The biggest film Tony Gilroy has been a part of since Michael Clayton, however, is Rogue One: A Star Wars Story. It’s easy to say that if Gilroy did not do Michael Clayton or the Bourne series, he probably wouldn’t have gotten the chance to be involved in the making of Rogue One. We don’t know exactly how much Gilroy contributed, but we do know that he was heavily involved in making Rogue One what it ended up being. The Hollywood Reporter said that Gilroy was being paid $200,000 a week to help complete the film and the final number he was paid was somewhere north of $5 million.
It is known, however, that he headed up all of the reshoots for the film instead of Gareth Edwards, the credited director on the movie. Supposedly Gilroy had heavy influence over the final Death Star heist sequence, which is easily the strongest sequence in the film in my opinion. Gilroy also reportedly “supervised” the entire post-production phase of the film. Rumors say that he had just as much input, if not more so, than Gareth Edwards. And guess who helped edit Rogue One…John Gilroy, Tony’s brother and editor of Michael Clayton. The dark tone and themes of redemption from Michael Clayton are definitely present throughout Rogue One. Without Gilroy’s experience with Michael Clayton, the first outing in the Star Wars standalone franchise might have gone down a much different way.
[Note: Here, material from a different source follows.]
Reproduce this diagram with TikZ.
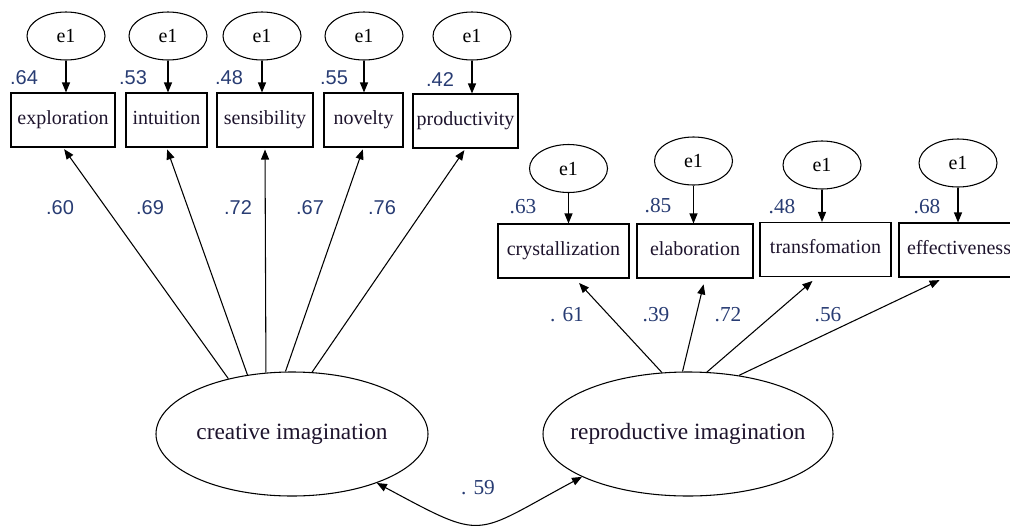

George Clooney has had some great success as an actor since the release of Michael Clayton, including Oscar nominations for his performances in Up in the Air and The Descendants. His biggest success came as a producer when he won an Academy Award for Best Picture for producing Ben Affleck’s Argo. Recently, however, Clooney has been going through a little bit of a slump. In the past few years, he has released a number of box office and critical failures. From Tomorrowland to Money Monster and from The Monuments Men to Suburbicon, Clooney has not been hitting it out of the park at late. Hopefully he will return to form with his upcoming limited series adaptation of Catch-22 on Hulu.
Michael Clayton was released over a decade ago, but it still continues to hold up incredibly well. The script is phenomenal and the acting is close to perfect. It’s a film about a man who finally decides to do what is right instead what is easy, even if it means he loses everything he has worked for. Michael Clayton is a tale of redemption, and that’s something that will forever be relevant.